Work required >> Produce an exact copy of all the data below, dropping every image.

* START *

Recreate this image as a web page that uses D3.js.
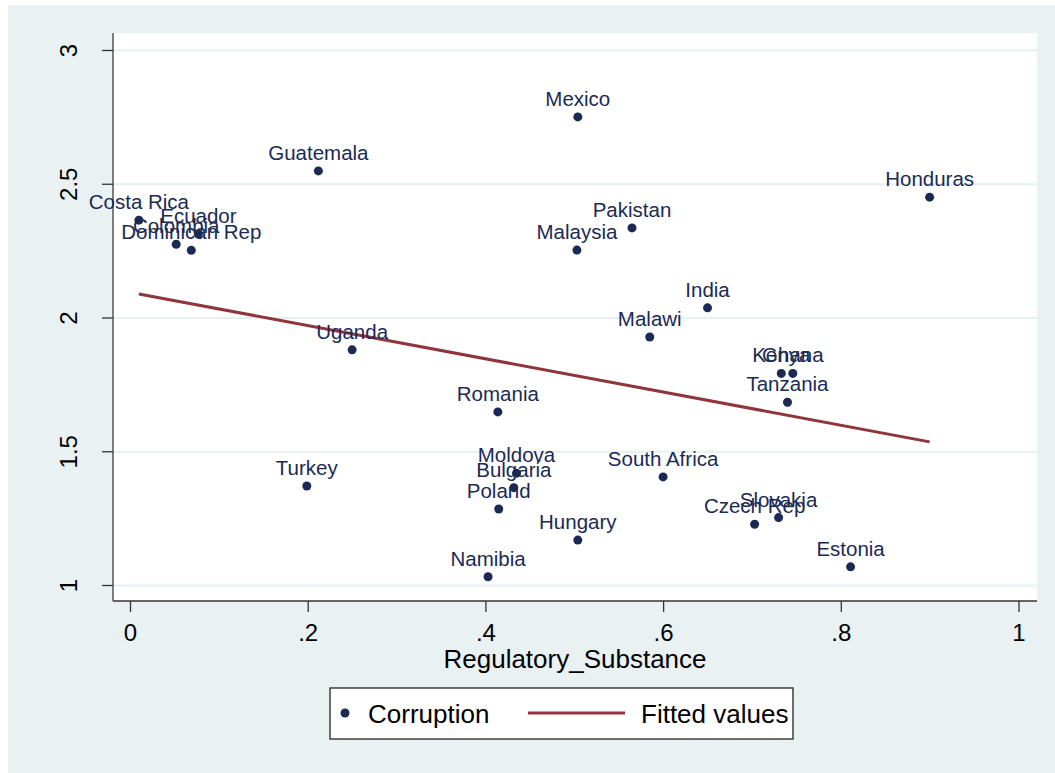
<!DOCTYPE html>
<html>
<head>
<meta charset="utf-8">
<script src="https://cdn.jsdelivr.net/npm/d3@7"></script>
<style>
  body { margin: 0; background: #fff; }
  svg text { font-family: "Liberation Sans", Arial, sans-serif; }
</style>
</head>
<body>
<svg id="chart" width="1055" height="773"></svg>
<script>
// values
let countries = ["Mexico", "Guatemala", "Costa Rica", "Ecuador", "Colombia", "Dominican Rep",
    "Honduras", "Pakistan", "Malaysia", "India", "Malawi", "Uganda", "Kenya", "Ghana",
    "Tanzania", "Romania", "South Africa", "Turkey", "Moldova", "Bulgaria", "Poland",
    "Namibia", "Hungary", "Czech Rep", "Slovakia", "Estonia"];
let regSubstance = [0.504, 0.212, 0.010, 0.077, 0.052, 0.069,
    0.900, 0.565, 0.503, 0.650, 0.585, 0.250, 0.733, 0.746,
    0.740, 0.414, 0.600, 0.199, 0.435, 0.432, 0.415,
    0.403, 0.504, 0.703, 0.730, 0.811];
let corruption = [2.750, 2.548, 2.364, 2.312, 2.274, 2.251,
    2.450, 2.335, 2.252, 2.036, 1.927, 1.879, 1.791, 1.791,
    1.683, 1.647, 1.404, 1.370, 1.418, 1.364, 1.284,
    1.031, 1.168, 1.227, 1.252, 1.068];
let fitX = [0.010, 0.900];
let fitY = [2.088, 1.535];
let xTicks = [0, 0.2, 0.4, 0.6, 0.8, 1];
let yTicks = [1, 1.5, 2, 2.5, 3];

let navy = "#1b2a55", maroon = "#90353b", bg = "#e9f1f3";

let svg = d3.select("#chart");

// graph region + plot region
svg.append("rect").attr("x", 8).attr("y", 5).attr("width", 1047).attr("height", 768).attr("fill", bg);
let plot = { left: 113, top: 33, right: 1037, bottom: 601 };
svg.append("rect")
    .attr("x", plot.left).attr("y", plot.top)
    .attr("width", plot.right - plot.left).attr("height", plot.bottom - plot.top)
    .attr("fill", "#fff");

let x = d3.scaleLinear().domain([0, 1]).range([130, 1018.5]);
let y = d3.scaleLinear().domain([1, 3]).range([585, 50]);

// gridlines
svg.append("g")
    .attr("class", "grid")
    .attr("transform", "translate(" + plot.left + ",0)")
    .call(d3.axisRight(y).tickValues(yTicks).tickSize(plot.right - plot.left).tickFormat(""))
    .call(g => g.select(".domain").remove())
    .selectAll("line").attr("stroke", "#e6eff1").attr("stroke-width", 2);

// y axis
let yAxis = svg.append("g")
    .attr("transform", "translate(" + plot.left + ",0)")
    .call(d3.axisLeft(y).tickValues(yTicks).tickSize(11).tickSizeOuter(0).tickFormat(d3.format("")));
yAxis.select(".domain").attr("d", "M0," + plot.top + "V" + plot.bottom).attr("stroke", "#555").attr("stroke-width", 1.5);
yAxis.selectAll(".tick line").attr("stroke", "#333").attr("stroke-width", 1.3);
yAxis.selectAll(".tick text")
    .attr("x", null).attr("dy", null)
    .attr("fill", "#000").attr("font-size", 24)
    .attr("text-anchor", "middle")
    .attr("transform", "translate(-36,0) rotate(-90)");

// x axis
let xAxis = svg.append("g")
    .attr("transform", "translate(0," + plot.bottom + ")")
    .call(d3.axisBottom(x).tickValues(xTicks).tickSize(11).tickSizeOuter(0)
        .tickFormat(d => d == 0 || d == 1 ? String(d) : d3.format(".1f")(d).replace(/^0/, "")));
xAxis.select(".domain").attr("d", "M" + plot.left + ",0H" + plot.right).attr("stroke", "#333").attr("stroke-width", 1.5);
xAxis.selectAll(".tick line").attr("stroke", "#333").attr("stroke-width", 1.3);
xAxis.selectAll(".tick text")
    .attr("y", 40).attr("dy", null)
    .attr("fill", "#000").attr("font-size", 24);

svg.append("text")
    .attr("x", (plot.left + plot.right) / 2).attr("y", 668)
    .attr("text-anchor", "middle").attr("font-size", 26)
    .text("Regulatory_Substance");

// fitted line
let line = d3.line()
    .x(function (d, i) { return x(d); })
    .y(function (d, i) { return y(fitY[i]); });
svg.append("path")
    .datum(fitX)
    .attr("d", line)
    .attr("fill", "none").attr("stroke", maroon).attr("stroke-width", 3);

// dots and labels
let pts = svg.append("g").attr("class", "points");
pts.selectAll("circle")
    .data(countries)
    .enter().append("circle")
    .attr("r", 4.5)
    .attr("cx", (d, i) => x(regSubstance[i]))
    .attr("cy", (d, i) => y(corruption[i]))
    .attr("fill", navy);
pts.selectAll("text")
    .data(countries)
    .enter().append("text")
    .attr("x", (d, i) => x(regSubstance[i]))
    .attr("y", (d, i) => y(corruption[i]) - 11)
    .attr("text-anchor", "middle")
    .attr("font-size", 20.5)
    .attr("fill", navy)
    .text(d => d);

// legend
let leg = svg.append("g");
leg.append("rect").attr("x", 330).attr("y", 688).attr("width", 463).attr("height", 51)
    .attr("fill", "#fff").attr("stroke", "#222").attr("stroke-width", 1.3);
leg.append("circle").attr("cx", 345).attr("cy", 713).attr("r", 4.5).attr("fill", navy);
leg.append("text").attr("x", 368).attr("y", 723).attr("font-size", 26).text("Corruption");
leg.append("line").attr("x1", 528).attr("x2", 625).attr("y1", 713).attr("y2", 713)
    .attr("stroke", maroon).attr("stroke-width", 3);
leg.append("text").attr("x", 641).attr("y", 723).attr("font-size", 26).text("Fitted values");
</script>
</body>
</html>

* END *

Correct answer >>
Recreate this image as a web page that uses D3.js.
<!DOCTYPE html>
<html>
<head>
<meta charset="utf-8">
<script src="https://cdn.jsdelivr.net/npm/d3@7"></script>
<style>
  body { margin: 0; background: #fff; }
  svg text { font-family: "Liberation Sans", Arial, sans-serif; }
</style>
</head>
<body>
<svg id="chart" width="1055" height="773"></svg>
<script>
// values
let countries = ["Mexico", "Guatemala", "Costa Rica", "Ecuador", "Colombia", "Dominican Rep",
    "Honduras", "Pakistan", "Malaysia", "India", "Malawi", "Uganda", "Kenya", "Ghana",
    "Tanzania", "Romania", "South Africa", "Turkey", "Moldova", "Bulgaria", "Poland",
    "Namibia", "Hungary", "Czech Rep", "Slovakia", "Estonia"];
let regSubstance = [0.504, 0.212, 0.010, 0.077, 0.052, 0.069,
    0.900, 0.565, 0.503, 0.650, 0.585, 0.250, 0.733, 0.746,
    0.740, 0.414, 0.600, 0.199, 0.435, 0.432, 0.415,
    0.403, 0.504, 0.703, 0.730, 0.811];
let corruption = [2.750, 2.548, 2.364, 2.312, 2.274, 2.251,
    2.450, 2.335, 2.252, 2.036, 1.927, 1.879, 1.791, 1.791,
    1.683, 1.647, 1.404, 1.370, 1.418, 1.364, 1.284,
    1.031, 1.168, 1.227, 1.252, 1.068];
let fitX = [0.010, 0.900];
let fitY = [2.088, 1.535];
let xTicks = [0, 0.2, 0.4, 0.6, 0.8, 1];
let yTicks = [1, 1.5, 2, 2.5, 3];

let navy = "#1b2a55", maroon = "#90353b", bg = "#e9f1f3";

let svg = d3.select("#chart");

// graph region + plot region
svg.append("rect").attr("x", 8).attr("y", 5).attr("width", 1047).attr("height", 768).attr("fill", bg);
let plot = { left: 113, top: 33, right: 1037, bottom: 601 };
svg.append("rect")
    .attr("x", plot.left).attr("y", plot.top)
    .attr("width", plot.right - plot.left).attr("height", plot.bottom - plot.top)
    .attr("fill", "#fff");

let x = d3.scaleLinear().domain([0, 1]).range([130, 1018.5]);
let y = d3.scaleLinear().domain([1, 3]).range([585, 50]);

// gridlines
svg.append("g")
    .attr("class", "grid")
    .attr("transform", "translate(" + plot.left + ",0)")
    .call(d3.axisRight(y).tickValues(yTicks).tickSize(plot.right - plot.left).tickFormat(""))
    .call(g => g.select(".domain").remove())
    .selectAll("line").attr("stroke", "#e6eff1").attr("stroke-width", 2);

// y axis
let yAxis = svg.append("g")
    .attr("transform", "translate(" + plot.left + ",0)")
    .call(d3.axisLeft(y).tickValues(yTicks).tickSize(11).tickSizeOuter(0).tickFormat(d3.format("")));
yAxis.select(".domain").attr("d", "M0," + plot.top + "V" + plot.bottom).attr("stroke", "#555").attr("stroke-width", 1.5);
yAxis.selectAll(".tick line").attr("stroke", "#333").attr("stroke-width", 1.3);
yAxis.selectAll(".tick text")
    .attr("x", null).attr("dy", null)
    .attr("fill", "#000").attr("font-size", 24)
    .attr("text-anchor", "middle")
    .attr("transform", "translate(-36,0) rotate(-90)");

// x axis
let xAxis = svg.append("g")
    .attr("transform", "translate(0," + plot.bottom + ")")
    .call(d3.axisBottom(x).tickValues(xTicks).tickSize(11).tickSizeOuter(0)
        .tickFormat(d => d == 0 || d == 1 ? String(d) : d3.format(".1f")(d).replace(/^0/, "")));
xAxis.select(".domain").attr("d", "M" + plot.left + ",0H" + plot.right).attr("stroke", "#333").attr("stroke-width", 1.5);
xAxis.selectAll(".tick line").attr("stroke", "#333").attr("stroke-width", 1.3);
xAxis.selectAll(".tick text")
    .attr("y", 40).attr("dy", null)
    .attr("fill", "#000").attr("font-size", 24);

svg.append("text")
    .attr("x", (plot.left + plot.right) / 2).attr("y", 668)
    .attr("text-anchor", "middle").attr("font-size", 26)
    .text("Regulatory_Substance");

// fitted line
let line = d3.line()
    .x(function (d, i) { return x(d); })
    .y(function (d, i) { return y(fitY[i]); });
svg.append("path")
    .datum(fitX)
    .attr("d", line)
    .attr("fill", "none").attr("stroke", maroon).attr("stroke-width", 3);

// dots and labels
let pts = svg.append("g").attr("class", "points");
pts.selectAll("circle")
    .data(countries)
    .enter().append("circle")
    .attr("r", 4.5)
    .attr("cx", (d, i) => x(regSubstance[i]))
    .attr("cy", (d, i) => y(corruption[i]))
    .attr("fill", navy);
pts.selectAll("text")
    .data(countries)
    .enter().append("text")
    .attr("x", (d, i) => x(regSubstance[i]))
    .attr("y", (d, i) => y(corruption[i]) - 11)
    .attr("text-anchor", "middle")
    .attr("font-size", 20.5)
    .attr("fill", navy)
    .text(d => d);

// legend
let leg = svg.append("g");
leg.append("rect").attr("x", 330).attr("y", 688).attr("width", 463).attr("height", 51)
    .attr("fill", "#fff").attr("stroke", "#222").attr("stroke-width", 1.3);
leg.append("circle").attr("cx", 345).attr("cy", 713).attr("r", 4.5).attr("fill", navy);
leg.append("text").attr("x", 368).attr("y", 723).attr("font-size", 26).text("Corruption");
leg.append("line").attr("x1", 528).attr("x2", 625).attr("y1", 713).attr("y2", 713)
    .attr("stroke", maroon).attr("stroke-width", 3);
leg.append("text").attr("x", 641).attr("y", 723).attr("font-size", 26).text("Fitted values");
</script>
</body>
</html>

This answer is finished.